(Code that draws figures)
▽

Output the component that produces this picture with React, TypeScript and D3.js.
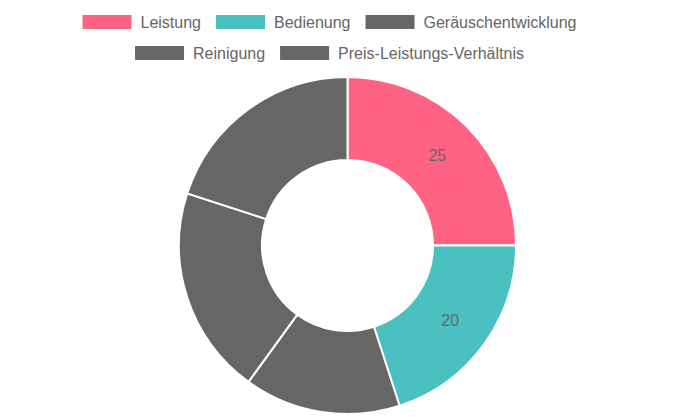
import React, { useRef, useEffect } from "react";
import { select, pie, arc, PieArcDatum } from "d3";

const labels = [
  "Leistung",
  "Bedienung",
  "Geräuschentwicklung",
  "Reinigung",
  "Preis-Leistungs-Verhältnis",
];
const values = [25, 20, 15, 20, 20];
const colors = ["#ff6384", "#4bc0c0", "#666666", "#666666", "#666666"];
const legendRows = [
  [0, 1, 2],
  [3, 4],
];

const W = 695;
const H = 417;
const FONT = "'Liberation Sans', Arial, Helvetica, sans-serif";

const App: React.FC = () => {
  const svgRef = useRef<SVGSVGElement>(null);

  useEffect(() => {
    const svg = select(svgRef.current);
    svg.selectAll("*").remove();

    // legend
    const ctx = document.createElement("canvas").getContext("2d")!;
    ctx.font = `16px ${FONT}`;
    const boxW = 49;
    const boxH = 14;
    const textGap = 9;
    const itemGap = 15;
    const legendCx = 329.5;
    const rowY = [22, 53];

    legendRows.forEach((row, r) => {
      const widths = row.map((i) => boxW + textGap + ctx.measureText(labels[i]).width);
      const total = widths.reduce((a, b) => a + b, 0) + itemGap * (row.length - 1);
      let x = legendCx - total / 2;
      row.forEach((i, k) => {
        const g = svg.append("g");
        g.append("rect")
          .attr("x", x)
          .attr("y", rowY[r] - boxH / 2)
          .attr("width", boxW)
          .attr("height", boxH)
          .attr("fill", colors[i]);
        g.append("text")
          .attr("x", x + boxW + textGap)
          .attr("y", rowY[r])
          .attr("dy", "0.35em")
          .attr("fill", "#666")
          .style("font", `16px ${FONT}`)
          .text(labels[i]);
        x += widths[k] + itemGap;
      });
    });

    // doughnut
    const cx = 347.5;
    const cy = 245.5;
    const outer = 168.5;
    const inner = 85.5;

    const pieGen = pie<number>().sort(null).value((d) => d);
    const arcs = pieGen(values);
    const arcGen = arc<PieArcDatum<number>>().innerRadius(inner).outerRadius(outer);

    const g = svg.append("g").attr("transform", `translate(${cx},${cy})`);
    g.selectAll("path")
      .data(arcs)
      .enter()
      .append("path")
      .attr("d", arcGen)
      .attr("fill", (_, i) => colors[i])
      .attr("stroke", "#fff")
      .attr("stroke-width", 2);

    //data labels
    g.selectAll("text.val")
      .data(arcs)
      .enter()
      .append("text")
      .attr("class", "val")
      .attr("transform", (d) => `translate(${arcGen.centroid(d)})`)
      .attr("text-anchor", "middle")
      .attr("dy", "0.35em")
      .attr("fill", "#666")
      .style("font", `16px ${FONT}`)
      .text((d) => d.data);
  }, []);

  return (
    <svg
      ref={svgRef}
      width={W}
      height={H}
      style={{ position: "absolute", left: 0, top: 0 }}
    ></svg>
  );
};

export default App;
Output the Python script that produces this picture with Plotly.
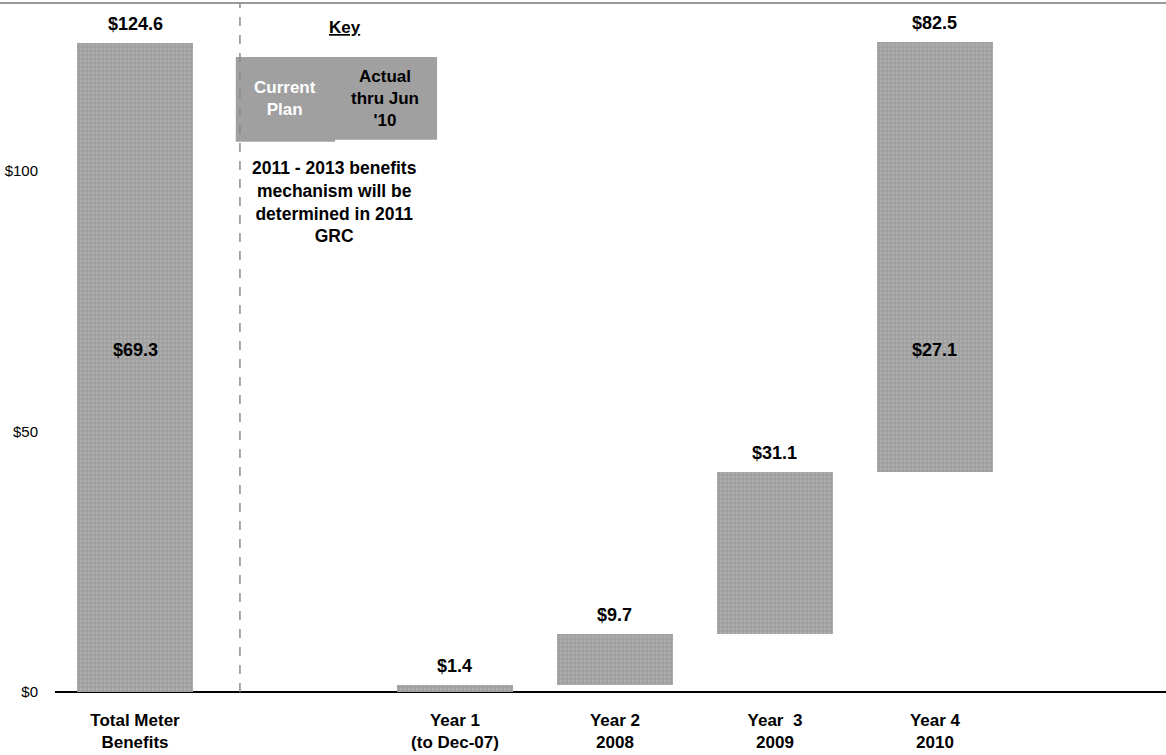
import plotly.graph_objects as go

# Smart meter benefits ($M), waterfall by program year
categories = ["Total Meter<br>Benefits", "Year 1<br>(to Dec-07)", "Year 2<br>2008", "Year  3<br>2009", "Year 4<br>2010"]
cat_pos = [0, 2, 3, 4, 5]
total_benefits = 124.6
year_values = [1.4, 9.7, 31.1, 82.5]
actual_labels = ["$69.3", "$27.1"]     # actual thru Jun '10 (total, year 4)
actual_pos = [0, 5]
y_ticks = [0, 50, 100]
y_ticktext = ["$0", "$50", "$100"]

# waterfall bases for the yearly steps
bases = []
running = 0.0
for v in year_values:
    bases.append(running)
    running += v

bar_x = cat_pos
bar_base = [0] + bases
bar_h = [total_benefits] + year_values
bar_tops = [b + h for b, h in zip(bar_base, bar_h)]
top_labels = [f"${v:.1f}" for v in bar_h]

BAR = "#a0a0a0"
FONT = "Liberation Sans, Arial, sans-serif"
NARROW = "Liberation Sans Narrow, Arial Narrow, Liberation Sans, sans-serif"

fig = go.Figure()
fig.add_trace(go.Bar(
    x=bar_x, y=bar_h, base=bar_base, width=0.72,
    marker=dict(color=BAR, line=dict(width=0),
                pattern=dict(shape=".", fgcolor="#bdbdbd", bgcolor=BAR, size=4, solidity=0.3)),
    hoverinfo="skip", showlegend=False,
))

annotations = []
for x, top, lab in zip(bar_x, bar_tops, top_labels):
    annotations.append(dict(x=x, y=top, text=f"<b>{lab}</b>", showarrow=False,
                            yanchor="middle", yshift=19, font=dict(size=18, color="black", family=FONT)))
for x, lab in zip(actual_pos, actual_labels):
    annotations.append(dict(x=x, y=65.6, text=f"<b>{lab}</b>", showarrow=False,
                            font=dict(size=18, color="black", family=FONT)))

# key
annotations.append(dict(x=1.31, y=127.6, text="<b><u>Key</u></b>", showarrow=False,
                        font=dict(size=17, color="black", family=FONT)))
annotations.append(dict(x=0.94, y=114.0, text="<b>Current<br>Plan</b>", showarrow=False,
                        font=dict(size=17, color="white", family=FONT)))
annotations.append(dict(x=1.565, y=114.0, text="<b>Actual<br>thru Jun<br>'10</b>", showarrow=False,
                        font=dict(size=17, color="black", family=FONT)))
annotations.append(dict(x=1.25, y=94.0,
                        text="<b>2011 - 2013 benefits<br>mechanism will be<br>determined in 2011<br>GRC</b>",
                        showarrow=False, font=dict(size=17.5, color="black", family=FONT)))

shapes = [
    dict(type="rect", xref="x", yref="y", x0=0.63, x1=1.25, y0=105.6, y1=121.9,
         fillcolor=BAR, line=dict(width=0), layer="below"),
    dict(type="rect", xref="x", yref="y", x0=1.25, x1=1.888, y0=106.0, y1=121.9,
         fillcolor=BAR, line=dict(width=0), layer="below"),
    dict(type="line", xref="x", yref="paper", x0=0.656, x1=0.656, y0=0, y1=1,
         line=dict(color="#8a8a8a", width=1.5, dash="dash")),
    dict(type="line", xref="paper", yref="paper", x0=-0.05, x1=1.0, y0=1, y1=1,
         line=dict(color="#9a9a9a", width=2)),
]

fig.update_layout(
    width=1166, height=755,
    margin=dict(l=55, r=0, t=3, b=63),
    paper_bgcolor="white", plot_bgcolor="white",
    bargap=0, annotations=annotations, shapes=shapes,
    xaxis=dict(range=[-0.5, 6.444], tickvals=cat_pos, ticktext=[f"<b>{c}</b>" for c in categories],
               showgrid=False, zeroline=False, showline=False, ticks="",
               ticklabelstandoff=16, tickfont=dict(size=17, color="black", family=FONT)),
    yaxis=dict(range=[0, 132.25], tickvals=y_ticks, ticktext=y_ticktext,
               showgrid=False, zeroline=True, zerolinecolor="black", zerolinewidth=2,
               showline=False, ticks="", ticklabelstandoff=16,
               tickfont=dict(size=15, color="black", family=NARROW)),
)

fig.write_html("out.html")
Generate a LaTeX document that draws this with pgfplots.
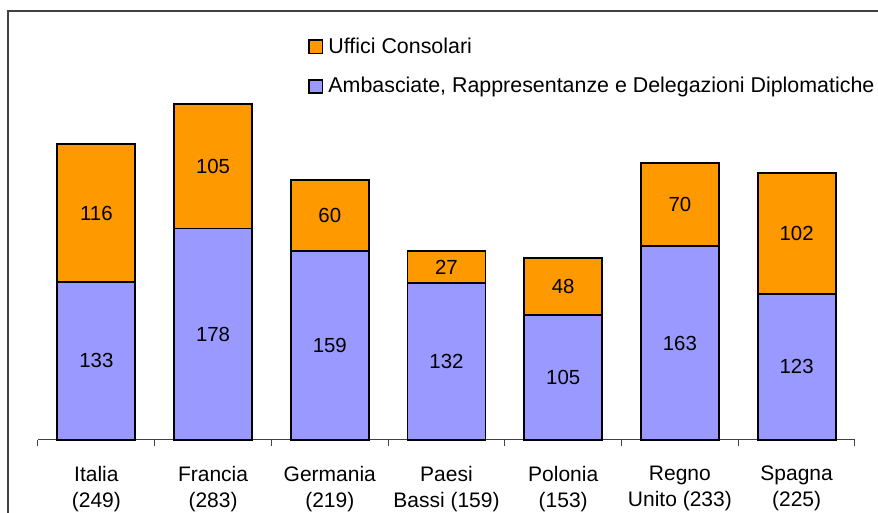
\documentclass[border=0pt]{standalone}
\usepackage{fontspec}
\setmainfont{Liberation Sans}
\usepackage{pgfplots}
\pgfplotsset{compat=1.18}
\definecolor{ambas}{HTML}{9999FF}
\definecolor{consol}{HTML}{FF9900}
\begin{document}
\begin{tikzpicture}
\useasboundingbox (-19pt,-36.5pt) rectangle (420pt,220pt);
\draw[black!75, line width=0.6pt] (-15pt,-60pt) -- (-15pt,214.5pt) -- (460pt,214.5pt);
\begin{axis}[
  scale only axis,
  width=408.5pt, height=214.5pt,
  xmin=-0.5, xmax=6.5, ymin=0, ymax=361,
  ybar stacked, bar width=39pt,
  axis x line=bottom, axis y line=none,
  axis line style={-, black!75, line width=0.5pt},
  xtick={0,...,6},
  xticklabels={{Italia\\(249)},{Francia\\(283)},{Germania\\(219)},{Paesi\\Bassi (159)},{Polonia\\(153)},{Regno\\Unito (233)},{Spagna\\(225)}},
  major tick length=0pt,
  extra x ticks={-0.5,0.5,...,6.5},
  extra x tick labels={},
  extra x tick style={major tick length=3pt, tick align=outside, tick style={black!75, line width=0.5pt}},
  xticklabel style={align=center, font=\fontsize{10.5}{13}\selectfont, yshift=-9.5pt},
  point meta=explicit symbolic,
  nodes near coords,
  every node near coord/.append style={anchor=center, font=\fontsize{10.2}{12}\selectfont, text=black},
  legend style={draw=none, fill=none, at={(0.3305,0.939)}, anchor=north west,
    font=\fontsize{10.7}{12}\selectfont, inner sep=0pt, row sep=10.5pt,
    nodes={inner sep=0pt},
    /tikz/every odd column/.append style={column sep=2.5pt}},
  legend cell align=left,
  legend image code/.code={\draw[#1, draw=black, line width=0.9pt] (0.45pt,-3.3pt) rectangle (7.05pt,3.3pt);},
  reverse legend,
  clip=false,
]
\addplot[fill=ambas, draw=black, line width=0.9pt] coordinates {
  (0,133)[133] (1,178)[178] (2,159)[159] (3,132)[132] (4,105)[105] (5,163)[163] (6,123)[123]};
\addlegendentry{Ambasciate, Rappresentanze e Delegazioni Diplomatiche}
\addplot[fill=consol, draw=black, line width=0.9pt] coordinates {
  (0,116)[116] (1,105)[105] (2,60)[60] (3,27)[27] (4,48)[48] (5,70)[70] (6,102)[102]};
\addlegendentry{Uffici Consolari}
\end{axis}
\end{tikzpicture}
\end{document}
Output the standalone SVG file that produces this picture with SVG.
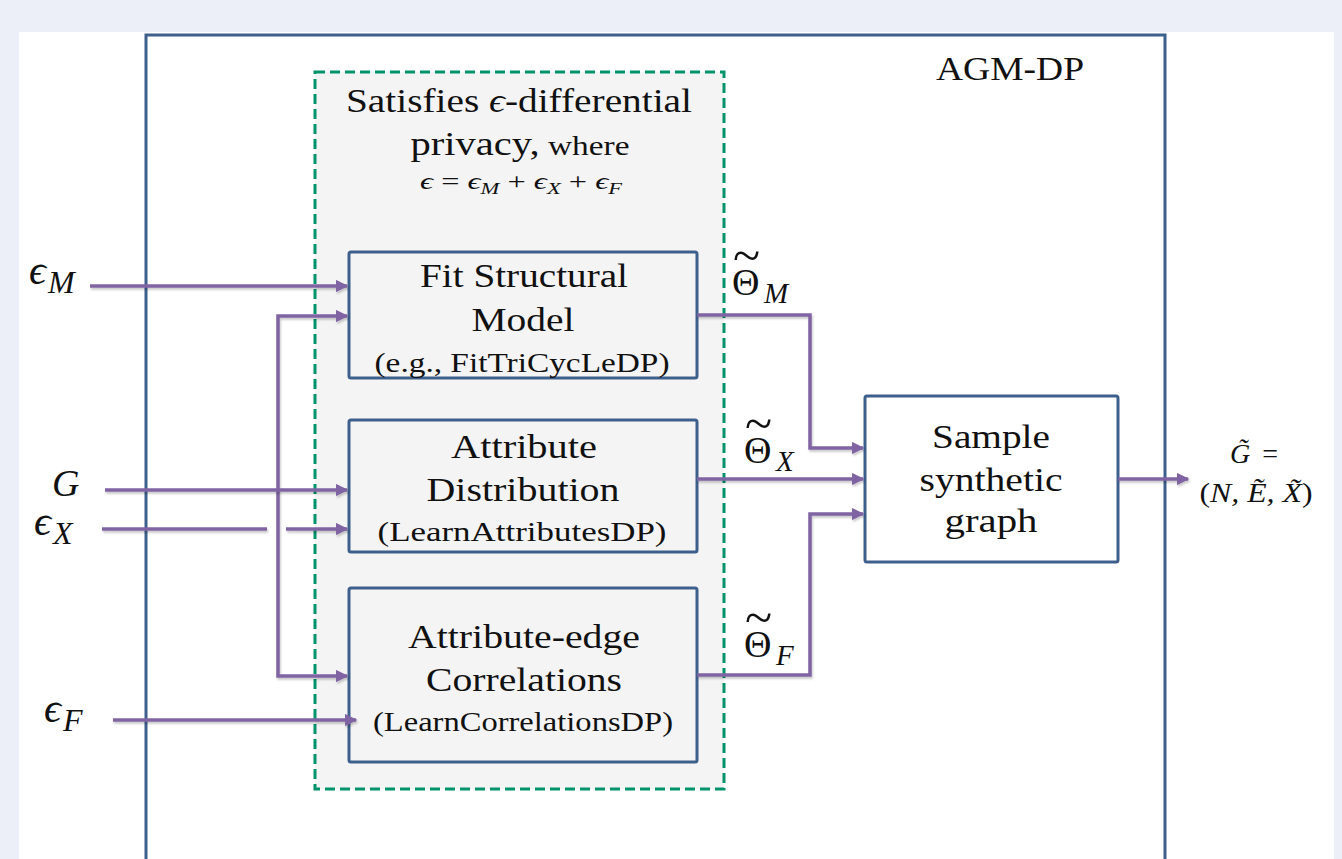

△

• _Stated problem_:
Would you restate, exactly and with no pictures, the lines of the entries above from the one containing "Output the Python" through the one containing "import plotly.graph_objects as go"?

• _Answer to this exercise_:
Output the Python script that produces this picture with Plotly.
import plotly.graph_objects as go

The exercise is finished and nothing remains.